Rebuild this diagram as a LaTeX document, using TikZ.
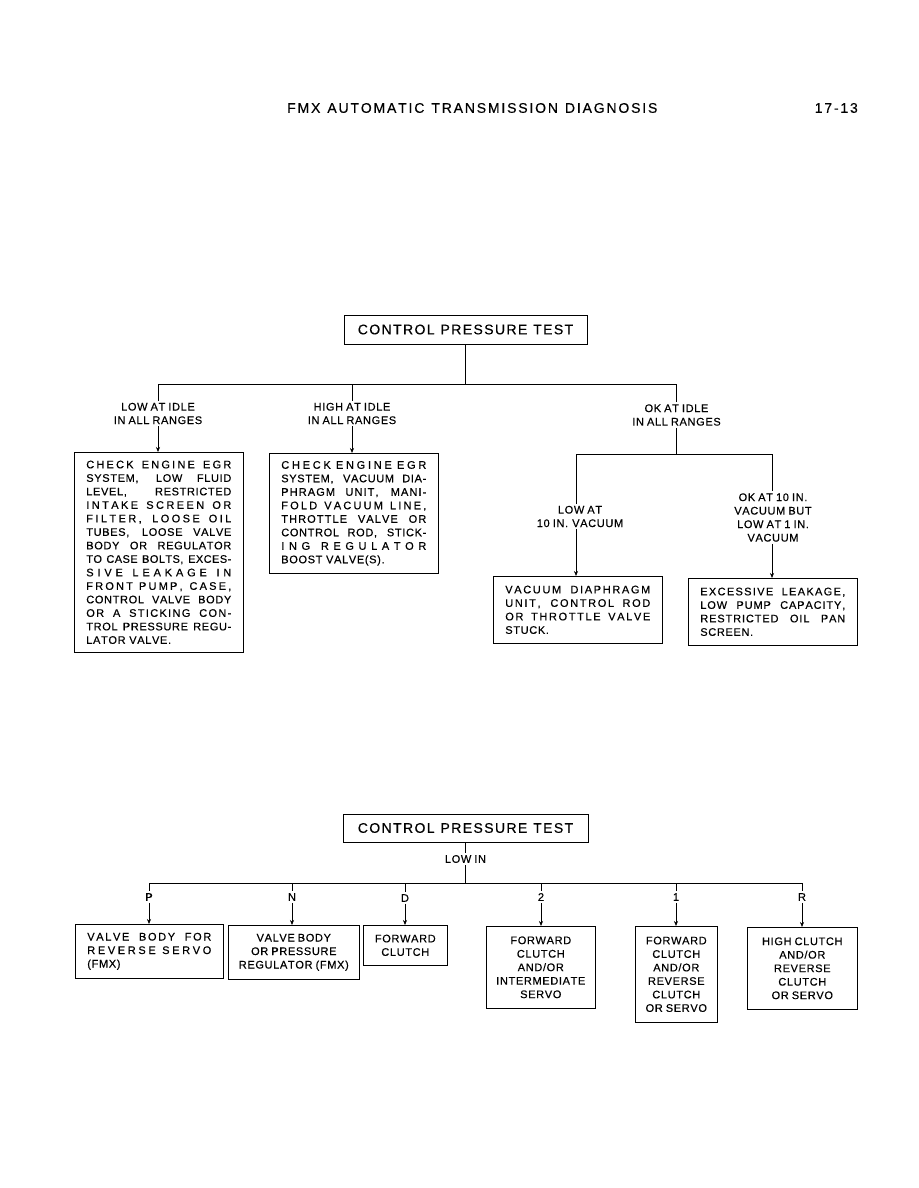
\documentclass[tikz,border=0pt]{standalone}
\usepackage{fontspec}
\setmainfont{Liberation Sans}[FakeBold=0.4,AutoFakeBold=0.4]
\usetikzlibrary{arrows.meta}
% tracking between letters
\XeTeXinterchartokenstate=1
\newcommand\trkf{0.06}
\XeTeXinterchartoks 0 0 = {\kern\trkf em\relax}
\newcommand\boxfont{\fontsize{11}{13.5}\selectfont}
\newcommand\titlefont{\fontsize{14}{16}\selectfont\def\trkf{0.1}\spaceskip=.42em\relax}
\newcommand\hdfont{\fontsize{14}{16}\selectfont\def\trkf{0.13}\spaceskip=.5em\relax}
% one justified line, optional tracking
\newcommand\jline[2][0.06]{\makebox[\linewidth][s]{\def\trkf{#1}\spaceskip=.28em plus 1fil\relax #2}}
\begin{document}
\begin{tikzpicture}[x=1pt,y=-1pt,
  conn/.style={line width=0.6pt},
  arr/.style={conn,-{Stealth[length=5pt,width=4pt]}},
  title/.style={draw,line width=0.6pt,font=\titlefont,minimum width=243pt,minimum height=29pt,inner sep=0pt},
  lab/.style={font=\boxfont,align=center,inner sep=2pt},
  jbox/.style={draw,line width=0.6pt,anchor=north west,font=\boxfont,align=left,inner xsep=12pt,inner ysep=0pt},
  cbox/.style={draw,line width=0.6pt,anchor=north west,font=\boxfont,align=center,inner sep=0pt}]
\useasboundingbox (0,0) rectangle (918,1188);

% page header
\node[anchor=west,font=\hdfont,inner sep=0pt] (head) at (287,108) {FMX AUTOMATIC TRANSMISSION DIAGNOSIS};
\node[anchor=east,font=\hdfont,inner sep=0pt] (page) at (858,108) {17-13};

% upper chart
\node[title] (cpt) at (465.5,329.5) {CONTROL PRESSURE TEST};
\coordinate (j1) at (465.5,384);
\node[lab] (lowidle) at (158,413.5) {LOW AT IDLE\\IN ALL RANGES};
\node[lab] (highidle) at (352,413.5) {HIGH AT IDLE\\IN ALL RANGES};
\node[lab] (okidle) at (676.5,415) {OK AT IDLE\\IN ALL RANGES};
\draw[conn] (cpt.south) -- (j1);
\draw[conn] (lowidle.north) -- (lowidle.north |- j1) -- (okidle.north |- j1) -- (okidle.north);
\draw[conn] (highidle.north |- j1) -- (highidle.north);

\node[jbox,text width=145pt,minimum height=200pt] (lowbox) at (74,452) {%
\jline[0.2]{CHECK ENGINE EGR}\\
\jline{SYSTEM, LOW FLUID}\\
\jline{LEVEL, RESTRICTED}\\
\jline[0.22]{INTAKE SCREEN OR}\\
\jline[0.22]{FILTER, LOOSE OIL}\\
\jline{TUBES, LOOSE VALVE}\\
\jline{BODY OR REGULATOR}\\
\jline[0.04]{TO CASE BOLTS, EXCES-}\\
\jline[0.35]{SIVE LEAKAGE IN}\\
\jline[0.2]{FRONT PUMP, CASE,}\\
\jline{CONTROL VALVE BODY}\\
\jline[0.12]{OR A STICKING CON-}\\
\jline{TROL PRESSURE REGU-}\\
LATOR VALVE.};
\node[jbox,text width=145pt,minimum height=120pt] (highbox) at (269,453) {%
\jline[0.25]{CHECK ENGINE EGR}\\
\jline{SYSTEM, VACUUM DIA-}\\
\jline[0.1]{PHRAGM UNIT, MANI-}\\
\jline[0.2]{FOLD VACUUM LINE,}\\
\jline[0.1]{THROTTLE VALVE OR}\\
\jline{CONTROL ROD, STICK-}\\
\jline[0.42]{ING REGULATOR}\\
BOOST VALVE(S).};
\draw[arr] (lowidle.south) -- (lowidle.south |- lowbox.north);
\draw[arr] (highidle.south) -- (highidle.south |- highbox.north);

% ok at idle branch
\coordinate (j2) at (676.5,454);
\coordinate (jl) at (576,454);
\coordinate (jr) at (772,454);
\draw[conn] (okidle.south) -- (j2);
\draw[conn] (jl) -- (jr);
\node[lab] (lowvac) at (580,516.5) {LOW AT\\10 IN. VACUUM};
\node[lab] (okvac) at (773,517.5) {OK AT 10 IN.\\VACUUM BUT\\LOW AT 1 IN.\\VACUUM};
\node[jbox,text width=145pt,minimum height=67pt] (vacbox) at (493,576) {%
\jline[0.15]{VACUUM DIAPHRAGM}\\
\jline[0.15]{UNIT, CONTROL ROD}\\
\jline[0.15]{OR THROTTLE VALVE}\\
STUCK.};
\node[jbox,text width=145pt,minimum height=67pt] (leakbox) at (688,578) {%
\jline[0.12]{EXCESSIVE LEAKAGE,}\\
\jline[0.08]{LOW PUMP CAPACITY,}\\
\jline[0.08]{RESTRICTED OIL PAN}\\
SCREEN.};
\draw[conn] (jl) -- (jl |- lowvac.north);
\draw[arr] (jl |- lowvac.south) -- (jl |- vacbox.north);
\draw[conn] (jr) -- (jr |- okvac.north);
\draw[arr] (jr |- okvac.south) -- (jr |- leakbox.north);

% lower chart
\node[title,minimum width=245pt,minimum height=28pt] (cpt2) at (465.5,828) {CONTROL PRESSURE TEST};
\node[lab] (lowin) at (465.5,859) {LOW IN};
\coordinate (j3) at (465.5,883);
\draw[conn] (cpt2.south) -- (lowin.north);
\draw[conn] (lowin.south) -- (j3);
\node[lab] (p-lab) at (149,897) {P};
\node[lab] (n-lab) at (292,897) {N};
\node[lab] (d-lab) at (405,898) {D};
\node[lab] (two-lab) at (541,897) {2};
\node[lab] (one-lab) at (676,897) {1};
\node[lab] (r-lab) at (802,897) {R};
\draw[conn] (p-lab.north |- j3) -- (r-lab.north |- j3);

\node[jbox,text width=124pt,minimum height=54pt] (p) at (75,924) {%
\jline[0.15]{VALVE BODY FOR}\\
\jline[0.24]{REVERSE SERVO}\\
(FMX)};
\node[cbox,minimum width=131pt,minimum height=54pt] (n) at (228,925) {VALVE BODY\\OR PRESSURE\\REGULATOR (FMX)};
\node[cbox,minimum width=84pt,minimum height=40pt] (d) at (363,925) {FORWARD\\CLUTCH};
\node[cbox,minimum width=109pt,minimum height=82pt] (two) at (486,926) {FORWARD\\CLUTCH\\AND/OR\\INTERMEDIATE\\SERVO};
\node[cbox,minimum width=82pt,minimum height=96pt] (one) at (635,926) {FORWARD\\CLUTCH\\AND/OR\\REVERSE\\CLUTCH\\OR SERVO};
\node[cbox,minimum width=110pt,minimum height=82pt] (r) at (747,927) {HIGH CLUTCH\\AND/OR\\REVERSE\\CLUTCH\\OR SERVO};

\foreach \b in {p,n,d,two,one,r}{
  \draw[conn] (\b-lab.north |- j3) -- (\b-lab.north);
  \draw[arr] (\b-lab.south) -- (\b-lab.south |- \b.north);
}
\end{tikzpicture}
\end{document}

#### TASK BRIEF
Except for the pictures, reproduce every line exactly.

#### THE OUTPUT
Rebuild this diagram as a LaTeX document, using TikZ.
\documentclass[tikz,border=0pt]{standalone}
\usepackage{fontspec}
\setmainfont{Liberation Sans}[FakeBold=0.4,AutoFakeBold=0.4]
\usetikzlibrary{arrows.meta}
% tracking between letters
\XeTeXinterchartokenstate=1
\newcommand\trkf{0.06}
\XeTeXinterchartoks 0 0 = {\kern\trkf em\relax}
\newcommand\boxfont{\fontsize{11}{13.5}\selectfont}
\newcommand\titlefont{\fontsize{14}{16}\selectfont\def\trkf{0.1}\spaceskip=.42em\relax}
\newcommand\hdfont{\fontsize{14}{16}\selectfont\def\trkf{0.13}\spaceskip=.5em\relax}
% one justified line, optional tracking
\newcommand\jline[2][0.06]{\makebox[\linewidth][s]{\def\trkf{#1}\spaceskip=.28em plus 1fil\relax #2}}
\begin{document}
\begin{tikzpicture}[x=1pt,y=-1pt,
  conn/.style={line width=0.6pt},
  arr/.style={conn,-{Stealth[length=5pt,width=4pt]}},
  title/.style={draw,line width=0.6pt,font=\titlefont,minimum width=243pt,minimum height=29pt,inner sep=0pt},
  lab/.style={font=\boxfont,align=center,inner sep=2pt},
  jbox/.style={draw,line width=0.6pt,anchor=north west,font=\boxfont,align=left,inner xsep=12pt,inner ysep=0pt},
  cbox/.style={draw,line width=0.6pt,anchor=north west,font=\boxfont,align=center,inner sep=0pt}]
\useasboundingbox (0,0) rectangle (918,1188);

% page header
\node[anchor=west,font=\hdfont,inner sep=0pt] (head) at (287,108) {FMX AUTOMATIC TRANSMISSION DIAGNOSIS};
\node[anchor=east,font=\hdfont,inner sep=0pt] (page) at (858,108) {17-13};

% upper chart
\node[title] (cpt) at (465.5,329.5) {CONTROL PRESSURE TEST};
\coordinate (j1) at (465.5,384);
\node[lab] (lowidle) at (158,413.5) {LOW AT IDLE\\IN ALL RANGES};
\node[lab] (highidle) at (352,413.5) {HIGH AT IDLE\\IN ALL RANGES};
\node[lab] (okidle) at (676.5,415) {OK AT IDLE\\IN ALL RANGES};
\draw[conn] (cpt.south) -- (j1);
\draw[conn] (lowidle.north) -- (lowidle.north |- j1) -- (okidle.north |- j1) -- (okidle.north);
\draw[conn] (highidle.north |- j1) -- (highidle.north);

\node[jbox,text width=145pt,minimum height=200pt] (lowbox) at (74,452) {%
\jline[0.2]{CHECK ENGINE EGR}\\
\jline{SYSTEM, LOW FLUID}\\
\jline{LEVEL, RESTRICTED}\\
\jline[0.22]{INTAKE SCREEN OR}\\
\jline[0.22]{FILTER, LOOSE OIL}\\
\jline{TUBES, LOOSE VALVE}\\
\jline{BODY OR REGULATOR}\\
\jline[0.04]{TO CASE BOLTS, EXCES-}\\
\jline[0.35]{SIVE LEAKAGE IN}\\
\jline[0.2]{FRONT PUMP, CASE,}\\
\jline{CONTROL VALVE BODY}\\
\jline[0.12]{OR A STICKING CON-}\\
\jline{TROL PRESSURE REGU-}\\
LATOR VALVE.};
\node[jbox,text width=145pt,minimum height=120pt] (highbox) at (269,453) {%
\jline[0.25]{CHECK ENGINE EGR}\\
\jline{SYSTEM, VACUUM DIA-}\\
\jline[0.1]{PHRAGM UNIT, MANI-}\\
\jline[0.2]{FOLD VACUUM LINE,}\\
\jline[0.1]{THROTTLE VALVE OR}\\
\jline{CONTROL ROD, STICK-}\\
\jline[0.42]{ING REGULATOR}\\
BOOST VALVE(S).};
\draw[arr] (lowidle.south) -- (lowidle.south |- lowbox.north);
\draw[arr] (highidle.south) -- (highidle.south |- highbox.north);

% ok at idle branch
\coordinate (j2) at (676.5,454);
\coordinate (jl) at (576,454);
\coordinate (jr) at (772,454);
\draw[conn] (okidle.south) -- (j2);
\draw[conn] (jl) -- (jr);
\node[lab] (lowvac) at (580,516.5) {LOW AT\\10 IN. VACUUM};
\node[lab] (okvac) at (773,517.5) {OK AT 10 IN.\\VACUUM BUT\\LOW AT 1 IN.\\VACUUM};
\node[jbox,text width=145pt,minimum height=67pt] (vacbox) at (493,576) {%
\jline[0.15]{VACUUM DIAPHRAGM}\\
\jline[0.15]{UNIT, CONTROL ROD}\\
\jline[0.15]{OR THROTTLE VALVE}\\
STUCK.};
\node[jbox,text width=145pt,minimum height=67pt] (leakbox) at (688,578) {%
\jline[0.12]{EXCESSIVE LEAKAGE,}\\
\jline[0.08]{LOW PUMP CAPACITY,}\\
\jline[0.08]{RESTRICTED OIL PAN}\\
SCREEN.};
\draw[conn] (jl) -- (jl |- lowvac.north);
\draw[arr] (jl |- lowvac.south) -- (jl |- vacbox.north);
\draw[conn] (jr) -- (jr |- okvac.north);
\draw[arr] (jr |- okvac.south) -- (jr |- leakbox.north);

% lower chart
\node[title,minimum width=245pt,minimum height=28pt] (cpt2) at (465.5,828) {CONTROL PRESSURE TEST};
\node[lab] (lowin) at (465.5,859) {LOW IN};
\coordinate (j3) at (465.5,883);
\draw[conn] (cpt2.south) -- (lowin.north);
\draw[conn] (lowin.south) -- (j3);
\node[lab] (p-lab) at (149,897) {P};
\node[lab] (n-lab) at (292,897) {N};
\node[lab] (d-lab) at (405,898) {D};
\node[lab] (two-lab) at (541,897) {2};
\node[lab] (one-lab) at (676,897) {1};
\node[lab] (r-lab) at (802,897) {R};
\draw[conn] (p-lab.north |- j3) -- (r-lab.north |- j3);

\node[jbox,text width=124pt,minimum height=54pt] (p) at (75,924) {%
\jline[0.15]{VALVE BODY FOR}\\
\jline[0.24]{REVERSE SERVO}\\
(FMX)};
\node[cbox,minimum width=131pt,minimum height=54pt] (n) at (228,925) {VALVE BODY\\OR PRESSURE\\REGULATOR (FMX)};
\node[cbox,minimum width=84pt,minimum height=40pt] (d) at (363,925) {FORWARD\\CLUTCH};
\node[cbox,minimum width=109pt,minimum height=82pt] (two) at (486,926) {FORWARD\\CLUTCH\\AND/OR\\INTERMEDIATE\\SERVO};
\node[cbox,minimum width=82pt,minimum height=96pt] (one) at (635,926) {FORWARD\\CLUTCH\\AND/OR\\REVERSE\\CLUTCH\\OR SERVO};
\node[cbox,minimum width=110pt,minimum height=82pt] (r) at (747,927) {HIGH CLUTCH\\AND/OR\\REVERSE\\CLUTCH\\OR SERVO};

\foreach \b in {p,n,d,two,one,r}{
  \draw[conn] (\b-lab.north |- j3) -- (\b-lab.north);
  \draw[arr] (\b-lab.south) -- (\b-lab.south |- \b.north);
}
\end{tikzpicture}
\end{document}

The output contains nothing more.